Begin with the first line of the listing and quote every line through the one containing "const pontos = (xs, ys)"; give only those lines.

____________

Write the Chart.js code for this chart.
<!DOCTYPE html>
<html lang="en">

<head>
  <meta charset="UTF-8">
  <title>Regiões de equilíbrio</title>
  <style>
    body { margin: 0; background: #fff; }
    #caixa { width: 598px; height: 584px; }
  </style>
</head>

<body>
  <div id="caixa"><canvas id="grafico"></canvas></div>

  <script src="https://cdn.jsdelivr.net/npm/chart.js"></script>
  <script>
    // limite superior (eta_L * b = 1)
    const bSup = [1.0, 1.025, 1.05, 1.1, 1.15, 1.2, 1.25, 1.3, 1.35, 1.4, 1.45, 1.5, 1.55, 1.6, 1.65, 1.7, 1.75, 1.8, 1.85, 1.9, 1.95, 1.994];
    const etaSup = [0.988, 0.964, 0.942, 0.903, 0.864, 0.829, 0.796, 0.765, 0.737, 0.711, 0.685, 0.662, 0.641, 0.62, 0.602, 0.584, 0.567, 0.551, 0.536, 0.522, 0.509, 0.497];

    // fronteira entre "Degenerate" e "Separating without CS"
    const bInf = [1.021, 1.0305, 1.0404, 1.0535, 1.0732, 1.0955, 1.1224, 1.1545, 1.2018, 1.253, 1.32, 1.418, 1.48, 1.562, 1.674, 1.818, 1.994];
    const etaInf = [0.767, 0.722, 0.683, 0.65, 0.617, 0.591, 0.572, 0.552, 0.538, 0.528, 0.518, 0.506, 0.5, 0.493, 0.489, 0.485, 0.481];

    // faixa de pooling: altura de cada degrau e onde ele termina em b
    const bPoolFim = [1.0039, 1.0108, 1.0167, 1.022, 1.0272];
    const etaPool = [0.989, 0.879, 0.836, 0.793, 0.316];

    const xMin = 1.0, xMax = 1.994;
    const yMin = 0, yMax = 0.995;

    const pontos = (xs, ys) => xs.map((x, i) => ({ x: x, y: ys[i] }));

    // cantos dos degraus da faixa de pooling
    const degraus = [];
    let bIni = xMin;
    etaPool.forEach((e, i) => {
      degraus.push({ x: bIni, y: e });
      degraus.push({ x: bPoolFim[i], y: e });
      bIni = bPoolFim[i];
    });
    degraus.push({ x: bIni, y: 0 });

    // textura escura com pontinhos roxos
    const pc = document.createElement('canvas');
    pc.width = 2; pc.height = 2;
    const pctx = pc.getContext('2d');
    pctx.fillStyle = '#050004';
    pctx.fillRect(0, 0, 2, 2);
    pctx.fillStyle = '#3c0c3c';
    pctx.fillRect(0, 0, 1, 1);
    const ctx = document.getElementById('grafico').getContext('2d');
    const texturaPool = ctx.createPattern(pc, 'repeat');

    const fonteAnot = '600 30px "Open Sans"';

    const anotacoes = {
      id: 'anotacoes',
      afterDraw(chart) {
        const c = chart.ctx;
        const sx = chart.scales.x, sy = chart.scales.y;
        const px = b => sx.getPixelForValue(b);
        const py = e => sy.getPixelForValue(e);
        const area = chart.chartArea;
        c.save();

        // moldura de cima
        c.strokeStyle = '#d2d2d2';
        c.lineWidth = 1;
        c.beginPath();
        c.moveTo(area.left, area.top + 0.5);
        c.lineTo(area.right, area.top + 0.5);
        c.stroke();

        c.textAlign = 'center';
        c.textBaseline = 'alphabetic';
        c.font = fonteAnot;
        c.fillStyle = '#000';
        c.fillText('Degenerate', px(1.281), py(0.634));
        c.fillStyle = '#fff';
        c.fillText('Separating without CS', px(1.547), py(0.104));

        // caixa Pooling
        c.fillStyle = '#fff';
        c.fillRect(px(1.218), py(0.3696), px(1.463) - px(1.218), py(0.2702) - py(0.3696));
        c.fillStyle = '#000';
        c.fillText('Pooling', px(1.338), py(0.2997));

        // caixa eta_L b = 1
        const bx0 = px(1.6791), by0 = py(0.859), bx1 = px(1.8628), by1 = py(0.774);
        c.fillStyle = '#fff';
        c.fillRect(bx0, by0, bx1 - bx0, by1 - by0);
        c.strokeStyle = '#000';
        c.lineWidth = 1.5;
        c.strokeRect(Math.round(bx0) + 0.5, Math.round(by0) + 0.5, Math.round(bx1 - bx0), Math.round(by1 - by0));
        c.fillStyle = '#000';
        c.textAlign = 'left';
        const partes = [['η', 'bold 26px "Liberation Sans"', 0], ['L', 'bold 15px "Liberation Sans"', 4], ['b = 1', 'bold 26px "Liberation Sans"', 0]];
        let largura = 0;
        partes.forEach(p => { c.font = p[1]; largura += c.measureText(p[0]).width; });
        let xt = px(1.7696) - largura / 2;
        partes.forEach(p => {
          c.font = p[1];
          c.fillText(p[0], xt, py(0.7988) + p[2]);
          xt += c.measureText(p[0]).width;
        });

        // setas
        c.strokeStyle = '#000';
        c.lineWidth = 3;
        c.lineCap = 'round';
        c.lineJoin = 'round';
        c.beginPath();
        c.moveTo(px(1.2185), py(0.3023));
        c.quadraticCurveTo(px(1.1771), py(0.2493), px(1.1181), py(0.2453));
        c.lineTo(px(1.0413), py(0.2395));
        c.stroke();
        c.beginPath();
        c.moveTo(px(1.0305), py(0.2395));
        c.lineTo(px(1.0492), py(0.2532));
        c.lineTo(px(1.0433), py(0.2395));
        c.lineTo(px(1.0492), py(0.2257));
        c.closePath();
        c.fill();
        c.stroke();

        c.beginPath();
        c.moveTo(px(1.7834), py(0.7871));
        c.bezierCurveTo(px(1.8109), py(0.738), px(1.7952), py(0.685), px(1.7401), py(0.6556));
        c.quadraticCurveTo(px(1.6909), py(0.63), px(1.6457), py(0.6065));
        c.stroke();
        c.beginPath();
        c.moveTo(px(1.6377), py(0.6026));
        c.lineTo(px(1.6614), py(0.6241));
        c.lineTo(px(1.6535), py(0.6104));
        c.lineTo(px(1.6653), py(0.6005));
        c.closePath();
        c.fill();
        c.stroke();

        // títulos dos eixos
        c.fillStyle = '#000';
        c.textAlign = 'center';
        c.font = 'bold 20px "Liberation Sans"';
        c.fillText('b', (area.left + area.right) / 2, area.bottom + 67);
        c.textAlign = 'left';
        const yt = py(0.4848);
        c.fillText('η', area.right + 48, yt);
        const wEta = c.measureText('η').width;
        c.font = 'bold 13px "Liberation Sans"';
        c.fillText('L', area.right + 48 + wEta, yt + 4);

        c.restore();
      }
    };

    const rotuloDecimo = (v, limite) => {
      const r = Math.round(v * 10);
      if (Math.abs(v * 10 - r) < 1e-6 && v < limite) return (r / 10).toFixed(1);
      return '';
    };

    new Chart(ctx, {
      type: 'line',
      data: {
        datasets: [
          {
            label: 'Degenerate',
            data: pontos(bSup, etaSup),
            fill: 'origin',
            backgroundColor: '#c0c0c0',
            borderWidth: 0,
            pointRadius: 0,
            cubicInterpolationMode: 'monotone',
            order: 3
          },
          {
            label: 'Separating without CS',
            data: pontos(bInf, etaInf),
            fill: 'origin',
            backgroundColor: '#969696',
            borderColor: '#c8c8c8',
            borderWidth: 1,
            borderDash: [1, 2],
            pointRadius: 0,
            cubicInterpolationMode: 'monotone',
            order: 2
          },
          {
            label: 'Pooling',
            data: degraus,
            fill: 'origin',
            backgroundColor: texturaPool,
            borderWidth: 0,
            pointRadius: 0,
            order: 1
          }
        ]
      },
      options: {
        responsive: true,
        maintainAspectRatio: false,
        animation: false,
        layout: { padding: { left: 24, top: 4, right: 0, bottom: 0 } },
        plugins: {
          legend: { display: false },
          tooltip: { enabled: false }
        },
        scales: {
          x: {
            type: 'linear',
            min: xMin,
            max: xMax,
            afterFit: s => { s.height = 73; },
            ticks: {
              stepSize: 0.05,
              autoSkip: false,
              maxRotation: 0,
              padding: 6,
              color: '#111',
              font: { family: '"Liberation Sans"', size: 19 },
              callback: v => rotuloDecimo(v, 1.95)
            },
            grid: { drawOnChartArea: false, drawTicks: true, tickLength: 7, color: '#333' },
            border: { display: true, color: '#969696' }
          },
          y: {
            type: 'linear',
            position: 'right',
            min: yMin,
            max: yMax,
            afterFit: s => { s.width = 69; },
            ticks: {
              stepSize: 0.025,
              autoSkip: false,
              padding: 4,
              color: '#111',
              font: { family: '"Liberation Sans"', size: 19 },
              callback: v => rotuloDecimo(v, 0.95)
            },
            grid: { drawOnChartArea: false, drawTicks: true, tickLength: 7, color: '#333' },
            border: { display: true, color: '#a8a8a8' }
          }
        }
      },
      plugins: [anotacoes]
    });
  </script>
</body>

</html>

____________

■ **SOLUTION TO THIS EXERCISE**:
Write the Chart.js code for this chart.
<!DOCTYPE html>
<html lang="en">

<head>
  <meta charset="UTF-8">
  <title>Regiões de equilíbrio</title>
  <style>
    body { margin: 0; background: #fff; }
    #caixa { width: 598px; height: 584px; }
  </style>
</head>

<body>
  <div id="caixa"><canvas id="grafico"></canvas></div>

  <script src="https://cdn.jsdelivr.net/npm/chart.js"></script>
  <script>
    // limite superior (eta_L * b = 1)
    const bSup = [1.0, 1.025, 1.05, 1.1, 1.15, 1.2, 1.25, 1.3, 1.35, 1.4, 1.45, 1.5, 1.55, 1.6, 1.65, 1.7, 1.75, 1.8, 1.85, 1.9, 1.95, 1.994];
    const etaSup = [0.988, 0.964, 0.942, 0.903, 0.864, 0.829, 0.796, 0.765, 0.737, 0.711, 0.685, 0.662, 0.641, 0.62, 0.602, 0.584, 0.567, 0.551, 0.536, 0.522, 0.509, 0.497];

    // fronteira entre "Degenerate" e "Separating without CS"
    const bInf = [1.021, 1.0305, 1.0404, 1.0535, 1.0732, 1.0955, 1.1224, 1.1545, 1.2018, 1.253, 1.32, 1.418, 1.48, 1.562, 1.674, 1.818, 1.994];
    const etaInf = [0.767, 0.722, 0.683, 0.65, 0.617, 0.591, 0.572, 0.552, 0.538, 0.528, 0.518, 0.506, 0.5, 0.493, 0.489, 0.485, 0.481];

    // faixa de pooling: altura de cada degrau e onde ele termina em b
    const bPoolFim = [1.0039, 1.0108, 1.0167, 1.022, 1.0272];
    const etaPool = [0.989, 0.879, 0.836, 0.793, 0.316];

    const xMin = 1.0, xMax = 1.994;
    const yMin = 0, yMax = 0.995;

    const pontos = (xs, ys) => xs.map((x, i) => ({ x: x, y: ys[i] }));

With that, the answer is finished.